*DATASET EXTRACT:*
◇ ◇ ◇ ◇ ◇ ◇ ◇
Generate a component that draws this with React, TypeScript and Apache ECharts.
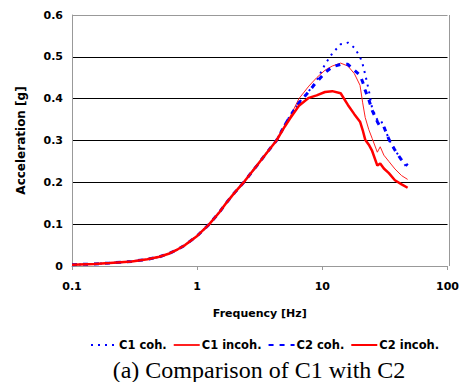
import React, { useEffect, useRef } from "react";
import * as echarts from "echarts";

const frequencies = [0.1, 0.15, 0.2, 0.3, 0.4, 0.5, 0.6, 0.7, 0.8, 1.0, 1.25, 1.5, 1.7, 2.0, 2.4, 3.0, 3.5, 4.3, 5.0, 5.5, 6.5, 7.8, 9.0, 10.5, 12, 14, 16, 18, 20, 21, 22, 23.5, 25, 27.5, 29, 31, 34, 38, 43, 48];

const lowPart = [0.003, 0.005, 0.007, 0.011, 0.016, 0.022, 0.030, 0.040, 0.050, 0.072, 0.100, 0.128, 0.150, 0.176, 0.203, 0.240, 0.266, 0.300];

const c1CohHigh = [0.338, 0.358, 0.390, 0.418, 0.443, 0.482, 0.508, 0.530, 0.534, 0.522, 0.500, 0.482, 0.458, 0.420, 0.377, 0.349, 0.350, 0.335, 0.303, 0.277, 0.254, 0.232];
const c1IncohHigh = [0.334, 0.356, 0.400, 0.430, 0.450, 0.468, 0.478, 0.485, 0.478, 0.460, 0.432, 0.390, 0.355, 0.326, 0.305, 0.272, 0.285, 0.265, 0.250, 0.232, 0.216, 0.207];
const c2CohHigh = [0.336, 0.357, 0.390, 0.417, 0.440, 0.462, 0.476, 0.482, 0.482, 0.468, 0.456, 0.440, 0.420, 0.398, 0.372, 0.345, 0.333, 0.333, 0.303, 0.277, 0.253, 0.240];
const c2IncohHigh = [0.333, 0.352, 0.383, 0.402, 0.408, 0.416, 0.418, 0.413, 0.385, 0.363, 0.345, 0.325, 0.302, 0.290, 0.275, 0.240, 0.245, 0.233, 0.222, 0.205, 0.195, 0.187];

const c1Coh = [...lowPart, ...c1CohHigh];
const c1Incoh = [...lowPart, ...c1IncohHigh];
const c2Coh = [...lowPart, ...c2CohHigh];
const c2Incoh = [...lowPart, ...c2IncohHigh];

const seriesNames = ["C1 coh.", "C1 incoh.", "C2 coh.", "C2 incoh."];
const xTicks = ["0.1", "1", "10", "100"];
const captionText = "(a) Comparison of C1 with C2";

const pairs = (vals: number[]) => frequencies.map((f, i) => [f, vals[i]]);

export default function App() {
  const ref = useRef<HTMLDivElement>(null);
  useEffect(() => {
    if (!ref.current) return;
    const chart = echarts.init(ref.current, null, { renderer: "svg" });
    const font = "DejaVu Sans";
    chart.setOption({
      animation: false,
      backgroundColor: "#fff",
      grid: { left: 72, right: 13, top: 15, bottom: 116, show: false },
      legend: {
        top: 334,
        left: 85,
        itemWidth: 26,
        itemHeight: 10,
        itemGap: 6,
        data: seriesNames,
        itemStyle: { opacity: 0 },
        textStyle: { fontFamily: font, fontWeight: "bold", fontSize: 11.5, color: "#000", padding: [0, 0, 0, -3] },
      },
      xAxis: {
        type: "log",
        logBase: 10,
        min: 0.1,
        max: 100,
        name: "Frequency [Hz]",
        nameLocation: "middle",
        nameGap: 42,
        nameTextStyle: { fontFamily: font, fontWeight: "bold", fontSize: 11, color: "#000" },
        axisLine: { show: true, lineStyle: { color: "#999", width: 1 } },
        axisTick: { show: true, length: 4, inside: false, lineStyle: { color: "#999" } },
        minorTick: { show: false },
        splitLine: { show: false },
        axisLabel: {
          fontFamily: font,
          fontWeight: "bold",
          fontSize: 11,
          color: "#000",
          margin: 15,
          formatter: (v: number) => {
            const s = xTicks.find((t) => Math.abs(parseFloat(t) - v) < 1e-6 * Math.max(1, v));
            return s ?? String(v);
          },
        },
      },
      yAxis: {
        type: "value",
        min: 0,
        max: 0.6,
        interval: 0.1,
        name: "Acceleration [g]",
        nameLocation: "middle",
        nameGap: 45,
        nameTextStyle: { fontFamily: font, fontWeight: "bold", fontSize: 12, color: "#000" },
        axisLine: { show: true, lineStyle: { color: "#999", width: 1 } },
        axisTick: { show: false },
        splitLine: {
          show: true,
          lineStyle: { color: ["#999", "#000", "#000", "#000", "#000", "#000", "#999"], width: 1 },
        },
        axisLabel: {
          fontFamily: font,
          fontWeight: "bold",
          fontSize: 11,
          color: "#000",
          margin: 9,
          formatter: (v: number) => (v === 0 ? "0" : v.toFixed(1)),
        },
      },
      graphic: [
        { type: "line", shape: { x1: 449.5, y1: 15, x2: 449.5, y2: 266 }, style: { stroke: "#999", lineWidth: 1 }, silent: true },
        {
          type: "text",
          x: 259,
          y: 370,
          style: { text: captionText, font: "24px 'Liberation Serif'", fill: "#000", textAlign: "center", textVerticalAlign: "middle" },
        },
      ],
      series: [
        {
          name: seriesNames[0],
          type: "line",
          data: pairs(c1Coh),
          symbol: "none",
          lineStyle: { color: "#0000ff", width: 2, type: [2, 5] },
          itemStyle: { color: "#0000ff" },
        },
        {
          name: seriesNames[1],
          type: "line",
          data: pairs(c1Incoh),
          symbol: "none",
          lineStyle: { color: "#ff2020", width: 1 },
          itemStyle: { color: "#ff2020" },
        },
        {
          name: seriesNames[2],
          type: "line",
          data: pairs(c2Coh),
          symbol: "none",
          lineStyle: { color: "#0000ff", width: 3, type: [5, 6] },
          itemStyle: { color: "#0000ff" },
        },
        {
          name: seriesNames[3],
          type: "line",
          data: pairs(c2Incoh),
          symbol: "none",
          lineStyle: { color: "#ff0000", width: 2.5 },
          itemStyle: { color: "#ff0000" },
        },
      ],
    });
    return () => chart.dispose();
  }, []);
  return <div ref={ref} style={{ position: "fixed", left: 0, top: 0, width: 462, height: 382 }} />;
}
◇ ◇ ◇ ◇ ◇ ◇ ◇
*SET PROBLEM:*
Restate, line by line and word for word, everything from the top of the material through the line that contains "import * as". Leave pictures out.

*RESULT BELOW:*
Generate a component that draws this with React, TypeScript and Apache ECharts.
import React, { useEffect, useRef } from "react";
import * as echarts from "echarts";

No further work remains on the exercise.